# [Data lines]
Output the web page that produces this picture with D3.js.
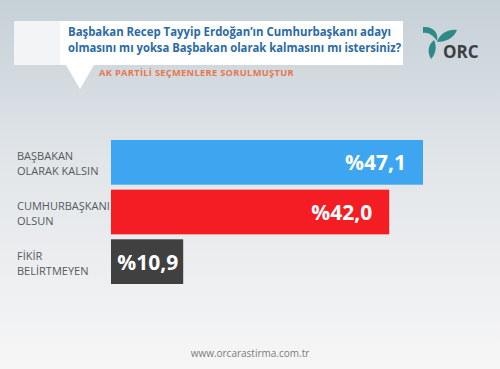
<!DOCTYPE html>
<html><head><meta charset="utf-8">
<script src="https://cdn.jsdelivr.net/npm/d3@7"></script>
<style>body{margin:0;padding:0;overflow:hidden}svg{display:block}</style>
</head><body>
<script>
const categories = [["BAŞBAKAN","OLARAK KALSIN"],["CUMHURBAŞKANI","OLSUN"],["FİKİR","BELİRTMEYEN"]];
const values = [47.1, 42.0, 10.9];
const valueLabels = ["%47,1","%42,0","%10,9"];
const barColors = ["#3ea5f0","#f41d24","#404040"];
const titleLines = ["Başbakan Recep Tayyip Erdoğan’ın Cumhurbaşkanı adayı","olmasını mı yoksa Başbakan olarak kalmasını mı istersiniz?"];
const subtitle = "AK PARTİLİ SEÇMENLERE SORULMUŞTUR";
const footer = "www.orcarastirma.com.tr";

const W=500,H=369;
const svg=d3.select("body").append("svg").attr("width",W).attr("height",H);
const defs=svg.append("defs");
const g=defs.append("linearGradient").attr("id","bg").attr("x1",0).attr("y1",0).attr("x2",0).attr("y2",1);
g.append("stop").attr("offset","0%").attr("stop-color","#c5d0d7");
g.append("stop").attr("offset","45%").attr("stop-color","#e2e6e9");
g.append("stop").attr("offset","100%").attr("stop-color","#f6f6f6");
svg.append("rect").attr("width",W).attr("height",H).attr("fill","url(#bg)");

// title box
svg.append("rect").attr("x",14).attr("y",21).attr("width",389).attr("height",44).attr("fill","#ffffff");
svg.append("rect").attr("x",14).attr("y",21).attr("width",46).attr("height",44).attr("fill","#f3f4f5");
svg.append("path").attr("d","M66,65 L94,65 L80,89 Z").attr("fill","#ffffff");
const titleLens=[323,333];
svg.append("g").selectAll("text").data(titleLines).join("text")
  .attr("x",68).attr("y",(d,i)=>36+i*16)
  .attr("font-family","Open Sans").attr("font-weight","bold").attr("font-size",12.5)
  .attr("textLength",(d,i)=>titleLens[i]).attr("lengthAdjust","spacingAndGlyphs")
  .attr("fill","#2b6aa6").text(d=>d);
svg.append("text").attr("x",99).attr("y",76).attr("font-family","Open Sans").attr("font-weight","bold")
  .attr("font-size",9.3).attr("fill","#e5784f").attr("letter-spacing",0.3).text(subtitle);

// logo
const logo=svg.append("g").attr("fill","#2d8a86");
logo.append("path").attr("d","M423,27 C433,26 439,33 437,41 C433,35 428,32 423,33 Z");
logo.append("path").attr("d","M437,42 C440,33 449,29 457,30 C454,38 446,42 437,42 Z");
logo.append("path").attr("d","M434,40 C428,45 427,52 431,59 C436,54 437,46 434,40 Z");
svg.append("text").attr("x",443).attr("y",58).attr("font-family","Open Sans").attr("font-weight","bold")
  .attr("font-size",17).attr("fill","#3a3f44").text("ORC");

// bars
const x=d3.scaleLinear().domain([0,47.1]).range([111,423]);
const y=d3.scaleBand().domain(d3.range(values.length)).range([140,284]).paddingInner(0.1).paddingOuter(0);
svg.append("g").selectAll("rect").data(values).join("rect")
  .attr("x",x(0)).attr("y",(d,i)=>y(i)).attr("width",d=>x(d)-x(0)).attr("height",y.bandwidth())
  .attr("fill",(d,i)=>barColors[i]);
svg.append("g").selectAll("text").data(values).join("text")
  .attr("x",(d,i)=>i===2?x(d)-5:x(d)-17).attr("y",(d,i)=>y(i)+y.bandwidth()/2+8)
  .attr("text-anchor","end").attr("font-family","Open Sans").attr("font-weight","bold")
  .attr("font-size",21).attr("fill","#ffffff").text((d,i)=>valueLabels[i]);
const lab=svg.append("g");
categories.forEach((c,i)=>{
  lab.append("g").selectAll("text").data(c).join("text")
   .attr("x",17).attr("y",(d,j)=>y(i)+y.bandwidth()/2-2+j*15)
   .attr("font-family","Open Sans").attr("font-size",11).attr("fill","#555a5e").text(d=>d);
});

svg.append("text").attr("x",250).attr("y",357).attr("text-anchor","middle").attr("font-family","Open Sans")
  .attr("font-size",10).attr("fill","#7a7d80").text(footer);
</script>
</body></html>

# [Task directions]
Without the pictures, transcribe the listing above exactly.

# [The solution]
Output the web page that produces this picture with D3.js.
<!DOCTYPE html>
<html><head><meta charset="utf-8">
<script src="https://cdn.jsdelivr.net/npm/d3@7"></script>
<style>body{margin:0;padding:0;overflow:hidden}svg{display:block}</style>
</head><body>
<script>
const categories = [["BAŞBAKAN","OLARAK KALSIN"],["CUMHURBAŞKANI","OLSUN"],["FİKİR","BELİRTMEYEN"]];
const values = [47.1, 42.0, 10.9];
const valueLabels = ["%47,1","%42,0","%10,9"];
const barColors = ["#3ea5f0","#f41d24","#404040"];
const titleLines = ["Başbakan Recep Tayyip Erdoğan’ın Cumhurbaşkanı adayı","olmasını mı yoksa Başbakan olarak kalmasını mı istersiniz?"];
const subtitle = "AK PARTİLİ SEÇMENLERE SORULMUŞTUR";
const footer = "www.orcarastirma.com.tr";

const W=500,H=369;
const svg=d3.select("body").append("svg").attr("width",W).attr("height",H);
const defs=svg.append("defs");
const g=defs.append("linearGradient").attr("id","bg").attr("x1",0).attr("y1",0).attr("x2",0).attr("y2",1);
g.append("stop").attr("offset","0%").attr("stop-color","#c5d0d7");
g.append("stop").attr("offset","45%").attr("stop-color","#e2e6e9");
g.append("stop").attr("offset","100%").attr("stop-color","#f6f6f6");
svg.append("rect").attr("width",W).attr("height",H).attr("fill","url(#bg)");

// title box
svg.append("rect").attr("x",14).attr("y",21).attr("width",389).attr("height",44).attr("fill","#ffffff");
svg.append("rect").attr("x",14).attr("y",21).attr("width",46).attr("height",44).attr("fill","#f3f4f5");
svg.append("path").attr("d","M66,65 L94,65 L80,89 Z").attr("fill","#ffffff");
const titleLens=[323,333];
svg.append("g").selectAll("text").data(titleLines).join("text")
  .attr("x",68).attr("y",(d,i)=>36+i*16)
  .attr("font-family","Open Sans").attr("font-weight","bold").attr("font-size",12.5)
  .attr("textLength",(d,i)=>titleLens[i]).attr("lengthAdjust","spacingAndGlyphs")
  .attr("fill","#2b6aa6").text(d=>d);
svg.append("text").attr("x",99).attr("y",76).attr("font-family","Open Sans").attr("font-weight","bold")
  .attr("font-size",9.3).attr("fill","#e5784f").attr("letter-spacing",0.3).text(subtitle);

// logo
const logo=svg.append("g").attr("fill","#2d8a86");
logo.append("path").attr("d","M423,27 C433,26 439,33 437,41 C433,35 428,32 423,33 Z");
logo.append("path").attr("d","M437,42 C440,33 449,29 457,30 C454,38 446,42 437,42 Z");
logo.append("path").attr("d","M434,40 C428,45 427,52 431,59 C436,54 437,46 434,40 Z");
svg.append("text").attr("x",443).attr("y",58).attr("font-family","Open Sans").attr("font-weight","bold")
  .attr("font-size",17).attr("fill","#3a3f44").text("ORC");

// bars
const x=d3.scaleLinear().domain([0,47.1]).range([111,423]);
const y=d3.scaleBand().domain(d3.range(values.length)).range([140,284]).paddingInner(0.1).paddingOuter(0);
svg.append("g").selectAll("rect").data(values).join("rect")
  .attr("x",x(0)).attr("y",(d,i)=>y(i)).attr("width",d=>x(d)-x(0)).attr("height",y.bandwidth())
  .attr("fill",(d,i)=>barColors[i]);
svg.append("g").selectAll("text").data(values).join("text")
  .attr("x",(d,i)=>i===2?x(d)-5:x(d)-17).attr("y",(d,i)=>y(i)+y.bandwidth()/2+8)
  .attr("text-anchor","end").attr("font-family","Open Sans").attr("font-weight","bold")
  .attr("font-size",21).attr("fill","#ffffff").text((d,i)=>valueLabels[i]);
const lab=svg.append("g");
categories.forEach((c,i)=>{
  lab.append("g").selectAll("text").data(c).join("text")
   .attr("x",17).attr("y",(d,j)=>y(i)+y.bandwidth()/2-2+j*15)
   .attr("font-family","Open Sans").attr("font-size",11).attr("fill","#555a5e").text(d=>d);
});

svg.append("text").attr("x",250).attr("y",357).attr("text-anchor","middle").attr("font-family","Open Sans")
  .attr("font-size",10).attr("fill","#7a7d80").text(footer);
</script>
</body></html>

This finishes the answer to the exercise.